▸ **DATASET CONTENT**:
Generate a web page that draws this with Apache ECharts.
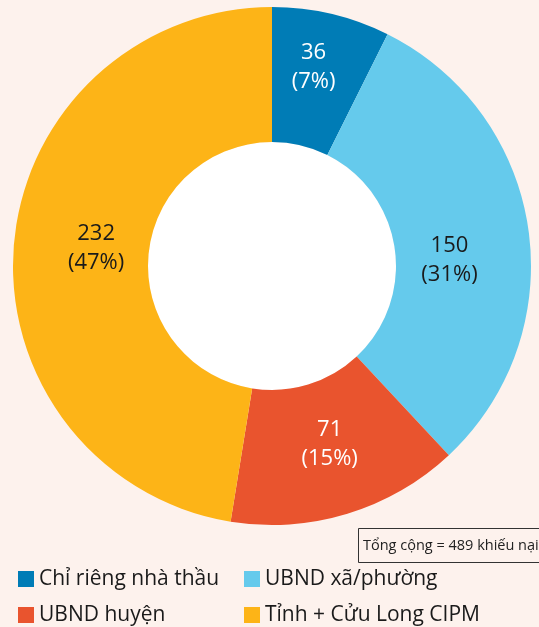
<!DOCTYPE html>
<html>
<head>
<meta charset="utf-8">
<script src="https://cdn.jsdelivr.net/npm/echarts@6/dist/echarts.min.js"></script>
<style>
  html, body { margin: 0; padding: 0; background: #fdf2ed; }
  #chart { width: 539px; height: 627px; }
</style>
</head>
<body>
<div id="chart"></div>
<script>
// nhóm giải quyết khiếu nại
const categories = ["Chỉ riêng nhà thầu", "UBND xã/phường", "UBND huyện", "Tỉnh + Cửu Long CIPM"];
const counts = [36, 150, 71, 232];
const colors = ["#007cb6", "#65caec", "#e9542e", "#fdb417"];
const labelColors = ["#ffffff", "#1a1a1a", "#ffffff", "#1a1a1a"];
const totalText = "Tổng cộng = 489 khiếu nại";

// chỉnh vị trí nhãn cho giống bản gốc
const labelShift = [[-3, -9], [-15, 22], [1, -8], [18, -2]];

const font = "'Open Sans', 'Noto Sans', sans-serif";

let chart = echarts.init(document.getElementById("chart"));

const pieData = categories.map((name, i) => ({
  name: name,
  value: counts[i],
  itemStyle: { color: colors[i] },
  label: { color: labelColors[i] }
}));

const legendText = {
  fontFamily: font,
  fontSize: 21,
  lineHeight: 24,
  color: "#1a1a1a"
};

const options = {
  backgroundColor: "#fdf2ed",
  animation: false,
  title: {
    text: totalText,
    left: 358,
    top: 528,
    padding: [10, 10, 10, 5],
    borderColor: "#333333",
    borderWidth: 1,
    backgroundColor: "#fdf2ed",
    textStyle: {
      fontFamily: font,
      fontSize: 14.5,
      fontWeight: "normal",
      color: "#222222"
    }
  },
  legend: [
    {
      data: [categories[0], categories[2]],
      orient: "vertical",
      left: 18,
      top: 567,
      icon: "rect",
      itemWidth: 16,
      itemHeight: 16,
      itemGap: 12,
      padding: 0,
      textStyle: legendText
    },
    {
      data: [categories[1], categories[3]],
      orient: "vertical",
      left: 244,
      top: 567,
      icon: "rect",
      itemWidth: 16,
      itemHeight: 16,
      itemGap: 12,
      padding: 0,
      textStyle: legendText
    }
  ],
  series: [
    {
      type: "pie",
      name: "hole",
      center: [272, 266],
      radius: [0, 124],
      silent: true,
      label: { show: false },
      labelLine: { show: false },
      data: [{ value: 1, name: "", itemStyle: { color: "#ffffff" } }]
    },
    {
      type: "pie",
      name: "khiếu nại",
      center: [272, 266],
      radius: [124, 259],
      startAngle: 90,
      clockwise: true,
      percentPrecision: 0,
      avoidLabelOverlap: false,
      itemStyle: { borderWidth: 0 },
      label: {
        show: true,
        position: "inside",
        formatter: "{c}\n({d}%)",
        fontFamily: font,
        fontSize: 22,
        lineHeight: 29
      },
      labelLine: { show: false },
      labelLayout: params => ({
        dx: labelShift[params.dataIndex][0],
        dy: labelShift[params.dataIndex][1]
      }),
      emphasis: { disabled: true },
      data: pieData
    }
  ]
};

chart.setOption(options);
</script>
</body>
</html>
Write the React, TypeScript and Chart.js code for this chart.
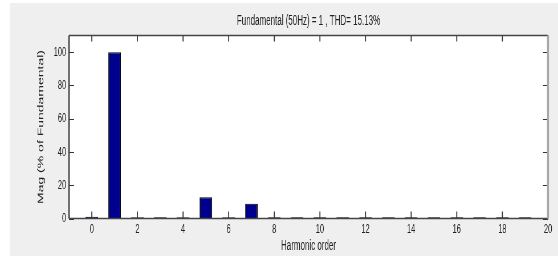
import React, { useEffect, useRef } from "react";
import { Chart, registerables } from "chart.js";

Chart.register(...registerables);

const harmonicOrders = [0, 1, 2, 3, 4, 5, 6, 7, 8, 9, 10, 11, 12, 13, 14, 15, 16, 17, 18, 19];
const magnitudes = [1.0, 100, 0.8, 0.7, 0.8, 12.8, 0.8, 8.8, 0.7, 0.7, 0.7, 0.7, 0.7, 0.7, 0.7, 0.7, 0.7, 0.7, 0.7, 0.7];
const xTickValues = [0, 2, 4, 6, 8, 10, 12, 14, 16, 18, 20];
const yTickValues = [0, 20, 40, 60, 80, 100];
const titleText = "Fundamental (50Hz) = 1 , THD= 15.13%";
const xTitle = "Harmonic order";
const yTitle = "Mag (% of Fundamental)";

// The reference picture is horizontally squeezed; draw wide and compress.
const SX = 0.57;
const W = 558;
const H = 256;
const IW = Math.round(W / SX);
const FONT = "'Liberation Sans', Arial, sans-serif";

const framePlugin = {
  id: "frame",
  beforeDraw(chart: any) {
    const { ctx, chartArea: a, width, height } = chart;
    ctx.save();
    ctx.fillStyle = "#ffffff";
    ctx.fillRect(0, 0, width, height);
    ctx.fillStyle = "#efefef";
    ctx.fillRect(10 / SX, 3, width - 10 / SX, height - 3);
    ctx.fillStyle = "#ffffff";
    ctx.fillRect(a.left, a.top, a.right - a.left, a.bottom - a.top);
    ctx.restore();
  },
  afterDraw(chart: any) {
    const { ctx, chartArea: a } = chart;
    const xs = chart.scales.x;
    const ys = chart.scales.y;
    ctx.save();
    ctx.strokeStyle = "#333333";
    // x ticks (vertical strokes)
    ctx.lineWidth = 1 / SX;
    ctx.beginPath();
    xTickValues.forEach((v) => {
      const px = xs.getPixelForValue(v);
      ctx.moveTo(px, a.bottom);
      ctx.lineTo(px, a.bottom - 7);
      ctx.moveTo(px, a.top);
      ctx.lineTo(px, a.top + 6);
    });
    ctx.stroke();
    // y ticks (horizontal strokes)
    ctx.lineWidth = 1.2;
    ctx.beginPath();
    yTickValues.forEach((v) => {
      const py = Math.round(ys.getPixelForValue(v)) + 0.5;
      ctx.moveTo(a.left, py);
      ctx.lineTo(a.left + 5 / SX, py);
      ctx.moveTo(a.right, py);
      ctx.lineTo(a.right - 5 / SX, py);
    });
    ctx.stroke();
    // frame
    ctx.strokeStyle = "#444444";
    ctx.lineWidth = 1.5;
    ctx.beginPath();
    ctx.moveTo(a.left, a.top);
    ctx.lineTo(a.right, a.top);
    ctx.moveTo(a.left, a.bottom);
    ctx.lineTo(a.right, a.bottom);
    ctx.stroke();
    ctx.lineWidth = 1.5 / SX;
    ctx.beginPath();
    ctx.moveTo(a.left, a.bottom);
    ctx.lineTo(a.left, a.top);
    ctx.stroke();
    ctx.strokeStyle = "#a8a8a8";
    ctx.lineWidth = 2 / SX;
    ctx.beginPath();
    ctx.moveTo(a.right, a.top);
    ctx.lineTo(a.right, a.bottom);
    ctx.stroke();
    // title
    ctx.fillStyle = "#222222";
    ctx.font = "14px " + FONT;
    ctx.textAlign = "center";
    ctx.textBaseline = "middle";
    ctx.fillText(titleText, (a.left + a.right) / 2, 21.5);
    ctx.restore();
  },
};

export default function App() {
  const ref = useRef<HTMLCanvasElement | null>(null);
  useEffect(() => {
    if (!ref.current) return;
    const chart = new Chart(ref.current, {
      type: "bar",
      data: {
        datasets: [
          {
            data: harmonicOrders.map((h, i) => ({ x: h, y: magnitudes[i] })),
            backgroundColor: "#00008f",
            borderColor: "#000000",
            borderWidth: { top: 1, left: 1 / SX, right: 1 / SX, bottom: 0 },
            borderSkipped: "start",
            barPercentage: 0.55,
            categoryPercentage: 1,
          },
        ],
      },
      options: {
        animation: false,
        responsive: false,
        devicePixelRatio: 1,
        layout: { padding: { left: 0, top: 35.5, right: IW - 548 / SX, bottom: 0 } },
        plugins: { legend: { display: false }, tooltip: { enabled: false }, title: { display: false } },
        scales: {
          x: {
            type: "linear",
            min: -1,
            max: 20,
            offset: false,
            grid: { display: false, drawTicks: false },
            border: { display: false },
            afterBuildTicks: (s: any) => {
              s.ticks = xTickValues.map((v) => ({ value: v }));
            },
            afterFit: (s: any) => {
              s.height = H - 218.5;
            },
            ticks: {
              color: "#222222",
              padding: 3,
              maxRotation: 0,
              autoSkip: false,
              font: { family: FONT, size: 13 },
            },
            title: {
              display: true,
              text: xTitle,
              color: "#222222",
              font: { family: FONT, size: 14 },
              padding: { top: 0, bottom: 1.6 },
            },
          },
          y: {
            type: "linear",
            min: 0,
            max: 110,
            grid: { display: false, drawTicks: false },
            border: { display: false },
            afterBuildTicks: (s: any) => {
              s.ticks = yTickValues.map((v) => ({ value: v }));
            },
            afterFit: (s: any) => {
              s.width = 69 / SX;
            },
            ticks: {
              color: "#222222",
              padding: 5,
              autoSkip: false,
              font: { family: FONT, size: 13 },
            },
            title: {
              display: true,
              text: yTitle,
              color: "#222222",
              font: { family: FONT, size: 14 },
              padding: { top: 41 / SX - 8.4, bottom: 0 },
            },
          },
        },
      },
      plugins: [framePlugin],
    });
    return () => chart.destroy();
  }, []);
  return (
    <div style={{ position: "absolute", left: 0, top: 0, width: W, height: H, overflow: "hidden" }}>
      <div style={{ width: IW, height: H, transform: `scaleX(${SX})`, transformOrigin: "0 0" }}>
        <canvas ref={ref} width={IW} height={H} />
      </div>
    </div>
  );
}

▸ **WHAT IS REQUIRED**: Transcribe, leaving out pictures, each line from the one containing "Write the React, TypeScript" through the one containing "Chart.register(...registerables);".

▸ **EXPECTED ANSWER**:
Write the React, TypeScript and Chart.js code for this chart.
import React, { useEffect, useRef } from "react";
import { Chart, registerables } from "chart.js";

Chart.register(...registerables);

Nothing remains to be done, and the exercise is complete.